Use from R
Many ClarID workflows start as metadata tables. If those tables live in R, you can keep the familiar R data-frame workflow while still using the reference ClarID-Tools command-line implementation.
The pattern is intentionally simple: write a CSV from R, run the same
clarid-tools command you would run in a terminal, and read the encoded or
decoded CSV back into R. No R package or Perl-to-R bridge is required.
This is useful when R, R Markdown, Quarto, or an R-based pipeline prepares the metadata table but ClarID-Tools should remain the source of truth for encoding and decoding.
Before you start
Check whether clarid-tools is available in your shell:
Sys.which("clarid-tools")
If you are working from a repository checkout instead of an installed command, use the repository executable:
clarid_tools <- "bin/clarid-tools"
Otherwise:
clarid_tools <- "clarid-tools"
Minimal helper
Use system2() so each command-line option and value is passed as a separate
argument. It keeps the R code close to the CLI command while avoiding shell
quoting problems with paths and metadata values.
run_clarid <- function(args, output, executable = "clarid-tools") {
log <- system2(
executable,
args = args,
stdout = TRUE,
stderr = TRUE
)
status <- attr(log, "status")
if (!is.null(status) && status != 0) {
stop(paste(log, collapse = "\n"), call. = FALSE)
}
if (!file.exists(output)) {
stop(paste(log, collapse = "\n"), call. = FALSE)
}
output
}
Encode a table from R
Create a normal R data frame, write it to CSV, run clarid-tools code, and read
the encoded CSV back into R. The same approach works for larger tables generated
from Bioconductor objects, clinical metadata exports, or project spreadsheets.
clarid_tools <- "clarid-tools"
workdir <- tempfile("clarid-")
dir.create(workdir)
input_file <- file.path(workdir, "biosample.csv")
output_file <- file.path(workdir, "biosample_encoded.csv")
biosamples <- data.frame(
unique_id = c("samp001", "samp002"),
subject_id = c(1, 2),
project = c("TCGA-AML", "TCGA-AML"),
species = c("Human", "Mouse"),
tissue = c("Liver", "Brain"),
sample_type = c("Normal", "Tumor"),
assay = c("RNA_seq", "ChIP_seq"),
condition = c("Z77.22", "Z77.22"),
timepoint = c("Baseline", "Treatment"),
duration = c("P1D", "P7W"),
batch = c(1, 2),
replicate = c(5, 2),
check.names = FALSE
)
write.csv(biosamples, input_file, row.names = FALSE, quote = TRUE)
run_clarid(
args = c(
"code",
"--entity", "biosample",
"--format", "human",
"--action", "encode",
"--infile", input_file,
"--sep", ",",
"--outfile", output_file
),
output = output_file,
executable = clarid_tools
)
encoded <- read.csv(output_file, check.names = FALSE)
encoded$clar_id
Decode IDs from R
Use the same pattern for decoding.
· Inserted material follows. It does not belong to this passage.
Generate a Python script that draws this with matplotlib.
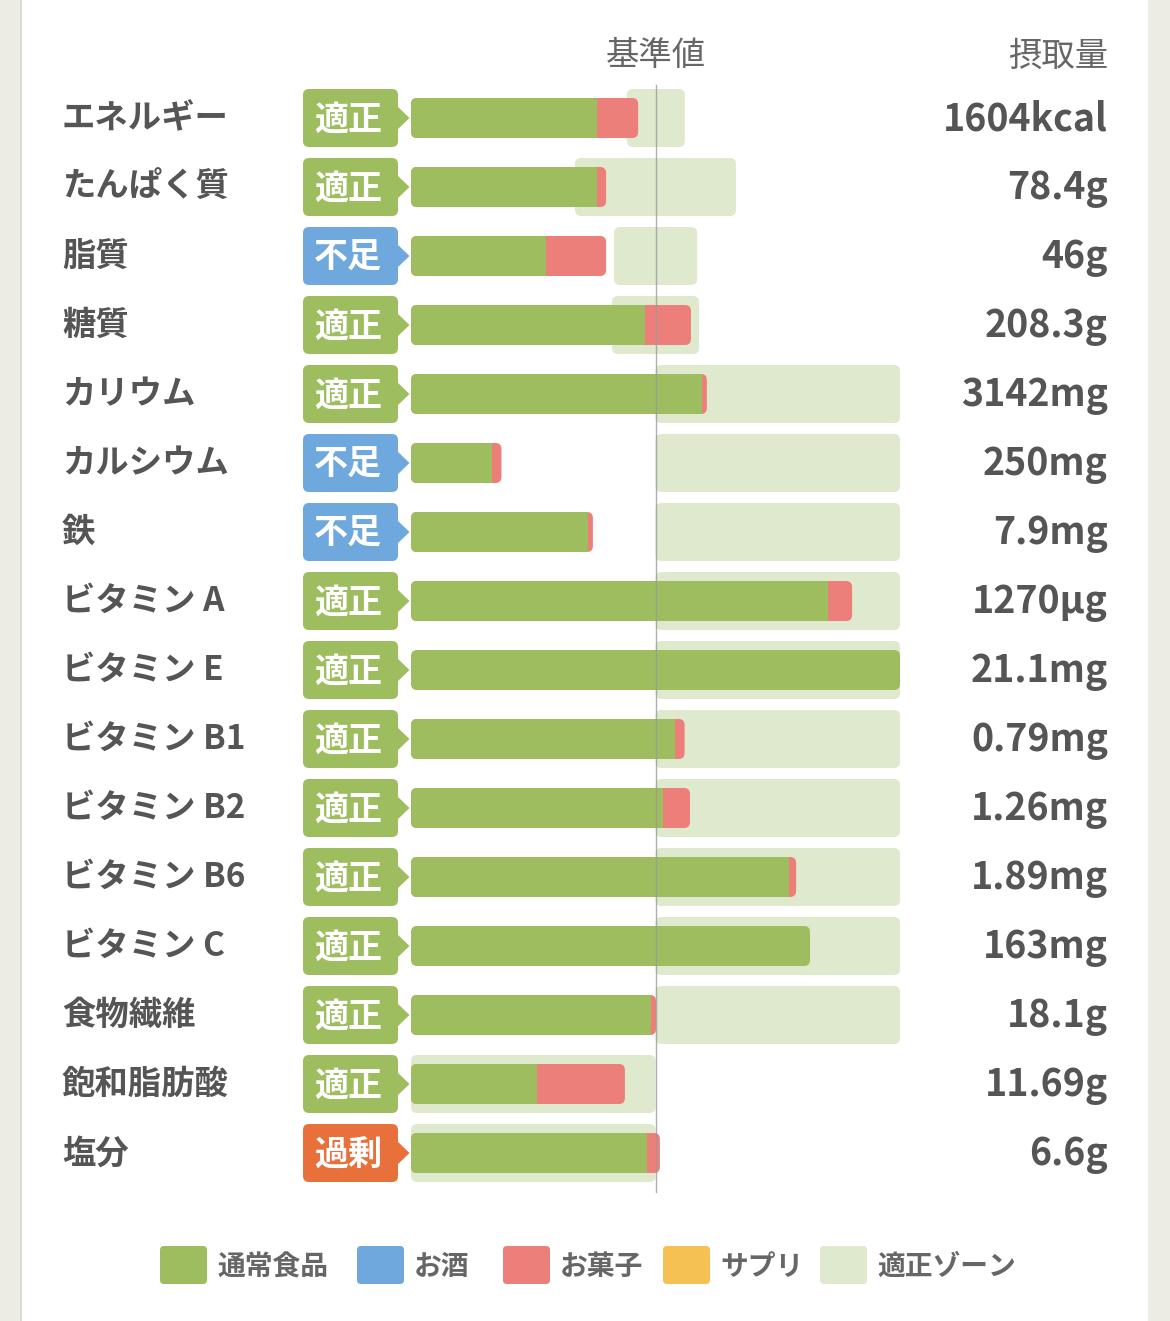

The input table needs a clar_id column for
human-format identifiers or a stub_id column for stub-format identifiers.
decode_input <- file.path(workdir, "biosample_to_decode.csv")
decode_output <- file.path(workdir, "biosample_decoded.csv")
write.csv(
encoded[, c("unique_id", "clar_id")],
decode_input,
row.names = FALSE,
quote = TRUE
)
run_clarid(
args = c(
"code",
"--entity", "biosample",
"--format", "human",
"--action", "decode",
"--infile", decode_input,
"--sep", ",",
"--outfile", decode_output
),
output = decode_output,
executable = clarid_tools
)
decoded <- read.csv(decode_output, check.names = FALSE)
decoded
Notes
- Add
--codebook /path/to/clarid-codebook.yamlwhen using a project-specific codebook. If omitted, ClarID-Tools uses the packaged default codebook. - Keep generated files in a project or temporary directory so R, shell scripts, and workflow managers can all inspect the same inputs and outputs.
- For Docker-based runs, use the same
system2()pattern but calldockeras the executable and pass the ClarID-Tools command as container arguments.